Learning is a part of employee documentation:
Rarely does an employment contract or subsequent onboarding brings out the importance of learning as one of the expectations from every job. Including this into employee documentation will bring this up right at the beginning and ensure continuous enforcements via ongoing communications. Contracts should specify the importance of learning and that employees will be accountable to focus on learning and share their experiences with their colleagues.
Managers play a crucial role:
Managers must only not lead by example but also keep coaching their team members to focus on learning as a part of their daily routine. Managers must strongly encourage their teams to learn from one another. They must provision room for mistakes and not take a “heads will roll” approach that drives fear in people. This is not to say that errors should be ignored, on the contrary, these should be highlighted with an objective of letting the employee reflect on what happened and help them with thinking around how they should have handled it. Praise people publicly but discipline privately. Managers must stay engaged and model the right behaviour.
Emphasis also on soft skills:
Learning must not only encompass hard skills such as process or technology adoption skills but must also emphasize on soft skills such as collaboration and empathy. People learn best in a work environment where people are comfortable asking questions and where people are constantly encouraged to share knowledge. This requires a certain orientation in people where information is not hoarded by a few people and the rest are left to learn on their own. Consistently emphasizing on improving such soft skills in people supports in creating a continuous learning environment.

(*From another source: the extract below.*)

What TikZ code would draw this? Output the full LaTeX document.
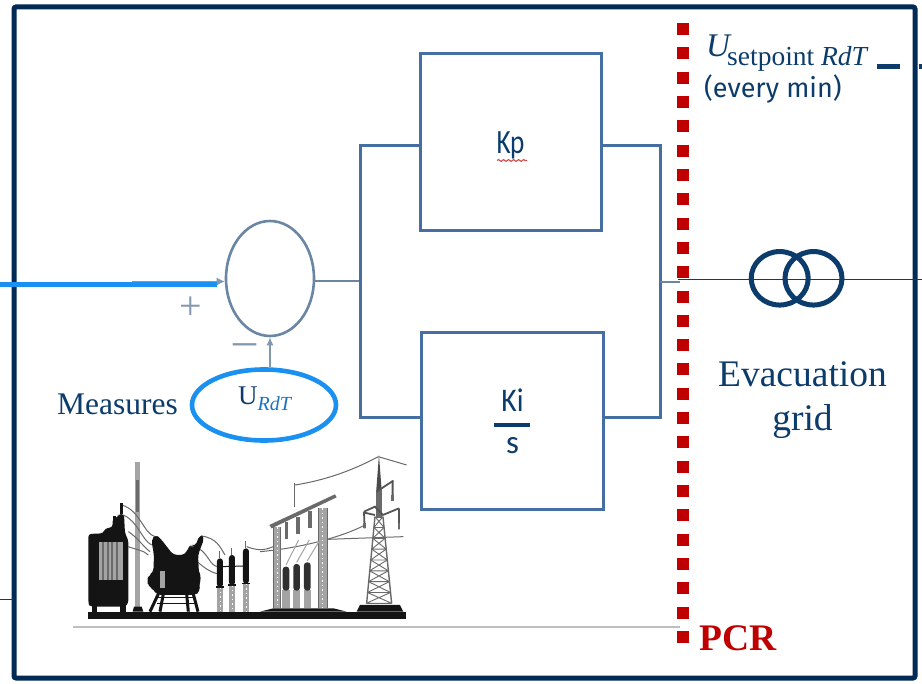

Learn from top performers:
A high performer can deliver 400% more productivity than an average performer as per some studies. Enterprises must encourage people to learn from top performers, such that these learnings eventually, significantly bring down their cycle time to deliver great results. This requires building empathy within teams. Empathy is built by listening and respecting other people’s thoughts. This helps teams get closer to each other and feel free to share and learn from one another. An environment needs to be built between top performers and the rest of the teams, where people don’t feel alienated and awkward to ask and learn from top performers.
Enterprises need to create a continuous learning organization and deeply embed this into their people development culture. This is not the job of only the learning and development organization but should be the agenda of every person in the company.
Digital is fundamentally changing the nature of work and constant learning is now the new norm. At the heart of building digital maturity is people readiness. Building this readiness requires rigour in the form of continuous learning.
As a famous quote goes “Develop a passion for learning. If you do so, you will never cease to grow”. Enterprises must increasingly focus on this aspect to accelerate their path to grow and innovate with digital.